WASHINGTON, D.C. – Congressman Edward J. Markey (D-Mass.), senior member of the Energy and Commerce Committee, applauded the Federal Energy Regulatory Commission (FERC) for the creation of a new Office of Energy Infrastructure Security (OEIS) to address potential cyber and physical risks to energy facilities.
Reports of cybersecurity incidents at U.S. power plants and other infrastructure skyrocketed nearly 400 percent from 2010 to 2011. FBI Director Robert Mueller recently warned that cyber-attacks soon will surpass terrorism as the number one threat facing the country.
“I applaud FERC for this important step to provide expertise and resources to directly address cyber-threats and attacks facing our nation, but we can do more,” said Rep. Markey. “The electric grid’s vulnerability to attack is one of the single greatest threats to our national security. The GRID Act would give FERC the authority to quickly issue grid security orders or rules if vulnerabilities or threats have not been adequately addressed by industry. All five FERC commissioners agreed that giving FERC this authority would increase America’s ability to secure our electric grid.
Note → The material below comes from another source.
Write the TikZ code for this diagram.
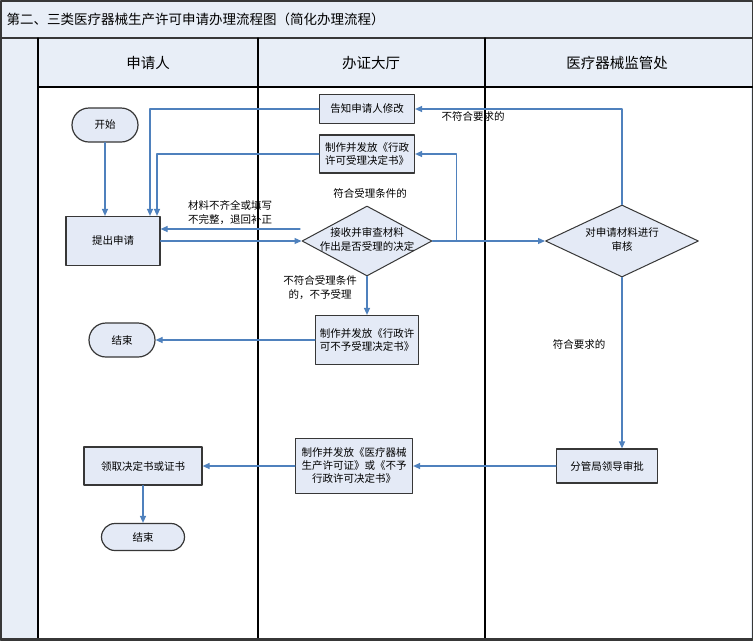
\documentclass[tikz,border=0pt]{standalone}
\usepackage{fontspec}
\newfontfamily\cjk{Noto Sans CJK SC}
\usepackage{tikz}
\definecolor{lane}{RGB}{232,238,247}
\definecolor{boxfill}{RGB}{228,234,246}
\definecolor{flow}{RGB}{79,129,189}
\definecolor{frame}{RGB}{55,55,55}
\usetikzlibrary{arrows.meta,shapes.geometric,shapes.misc}
\newcommand{\dtext}[1]{\smash{\raisebox{-0.25em}{\makebox[0pt]{\begin{tabular}{@{}c@{}}#1\end{tabular}}}}}
\tikzset{
    proc/.style = {draw=frame, fill=boxfill, line width=1.2pt, align=center, inner sep=2pt,
        font=\cjk\fontsize{10.5}{13}\selectfont},
    term/.style = {rounded rectangle, draw=frame, fill=boxfill, line width=1.2pt, inner sep=2pt,
        font=\cjk\fontsize{10.5}{13}\selectfont},
    check/.style = {diamond, draw=frame, fill=boxfill, line width=1pt, inner sep=0pt,
        font=\cjk\fontsize{10.5}{14}\selectfont},
    note/.style = {align=center, inner sep=1pt, font=\cjk\fontsize{10.5}{14}\selectfont},
    lanehead/.style = {font=\cjk\fontsize{14.5}{16}\selectfont},
    flow/.style = {draw=flow, line width=1.2pt, -{Triangle[length=7pt,width=6pt]}}
}

\begin{document}
\begin{tikzpicture}[x=1pt,y=-1pt,line cap=round,line join=round]
	\useasboundingbox (0,0) rectangle (753,641);
	% swimlane frame
	\fill[lane] (0,0) rectangle (753,641);
	\fill[white] (38,87) rectangle (751,638);
	\draw[frame, line width=1.5pt] (0.75,0.75) rectangle (752.25,640.25);
	\draw[frame, line width=2pt] (0,38) -- (753,38);
	\draw[line width=1.2pt] (38,87) -- (753,87);
	\draw[line width=1.2pt] (38,38) -- (38,639);
	\draw[line width=1.2pt] (258,38) -- (258,639);
	\draw[line width=1.2pt] (485,38) -- (485,639);
	\draw[frame, line width=2.5pt] (0,639) -- (753,639);
	\node[anchor=west, font=\cjk\fontsize{13.5}{15}\selectfont] (title) at (3,19) {第二、三类医疗器械生产许可申请办理流程图（简化办理流程）};
	\node[lanehead] (hApplicant) at (148,63) {申请人};
	\node[lanehead] (hHall) at (371,63) {办证大厅};
	\node[lanehead] (hDept) at (617,63) {医疗器械监管处};
	% steps
	\node[term, minimum width=70pt, minimum height=34pt] (start) at (105,125) {开始};
	\node[proc, minimum width=94pt, minimum height=49pt] (apply) at (113,241) {提出申请};
	\node[proc, minimum width=95pt, minimum height=29pt] (notify) at (367,109) {告知申请人修改};
	\node[proc, minimum width=95pt, minimum height=38pt] (accept) at (367,154) {制作并发放《行政\\许可受理决定书》};
	\node[check, minimum width=130pt, minimum height=70pt] (review) at (367,241) {\dtext{接收并审查材料\\作出是否受理的决定}};
	\node[proc, minimum width=103pt, minimum height=49pt] (reject) at (367,340) {制作并发放《行政许\\可不予受理决定书》};
	\node[term, minimum width=70pt, minimum height=34pt] (end1) at (122,340) {结束};
	\node[check, minimum width=153pt, minimum height=72pt] (audit) at (622,241) {\dtext{对申请材料进行\\审核}};
	\node[proc, minimum width=101pt, minimum height=34pt] (approve) at (607,466) {分管局领导审批};
	\node[proc, minimum width=117pt, minimum height=55pt] (issue) at (354,466) {制作并发放《医疗器械\\生产许可证》或《不予\\行政许可决定书》};
	\node[proc, minimum width=118pt, minimum height=38pt] (collect) at (143,466) {领取决定书或证书};
	\node[term, minimum width=87pt, minimum height=27pt] (end2) at (143,537) {结束};
	% labels
	\node[note] (lblFix) at (230,213) {材料不齐全或填写\\不完整，退回补正};
	\node[note] (lblOk) at (370,193) {符合受理条件的};
	\node[note] (lblNo) at (320,288) {不符合受理条件\\的，不予受理};
	\node[note] (lblBad) at (473,116) {不符合要求的};
	\node[note] (lblGood) at (579,344) {符合要求的};
	% connectors
	\coordinate (fixFrom) at (300,229);
	\draw[flow] (start.south) -- (start.south |- apply.north);
	\draw[flow] (notify.west) -| ([xshift=37pt]apply.north);
	\draw[flow] (accept.west) -| ([xshift=44pt]apply.north);
	\draw[flow] (fixFrom) -- (fixFrom -| apply.east);
	\draw[flow] (apply.east) -- (review.west);
	\draw[flow] (review.east) -- (audit.west);
	\draw[flow] ([xshift=24pt]review.east) |- (accept.east);
	\draw[flow] (review.south) -- (reject.north);
	\draw[flow] (reject.west) -- (end1.east);
	\draw[flow] (audit.north) |- (notify.east);
	\draw[flow] (audit.south) -- (audit.south |- approve.north);
	\draw[flow] (approve.west) -- (issue.east);
	\draw[flow] (issue.west) -- (collect.east);
	\draw[flow] (collect.south) -- (end2.north);
\end{tikzpicture}
\end{document}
It is imperative House Republicans stop their obstruction and join Democrats to pass the GRID ACT so that we can move empower FERC to gird the electric grid from cyber attacks that could devastate our banking, health care, and defense systems.”
In August, Rep. Markey called on President Obama to take action by Executive Order to ensure that all necessary measures be taken to secure system reliability when cyber threats and vulnerabilities to the nation’s electrical power system are known.
In the last Congress, Reps. Markey and Fred Upton (R-Mich.), introduced H.R. 5026, the Grid Reliability and Infrastructure Defense (GRID) Act, which gives the Federal Energy Regulatory Commission the clear authority to issue regulations to combat known cyber-vulnerabilities. Thanks to the leadership of Rep. Henry A. Waxman (D-Calif.), the legislation passed by a vote of 47-0 in the House Energy and Commerce Committee, and unanimously in the full House of Representatives. In this Congress, the electric utility sector has lobbied aggressively against the measure and key House Republicans continue to block adoption of this critical legislation.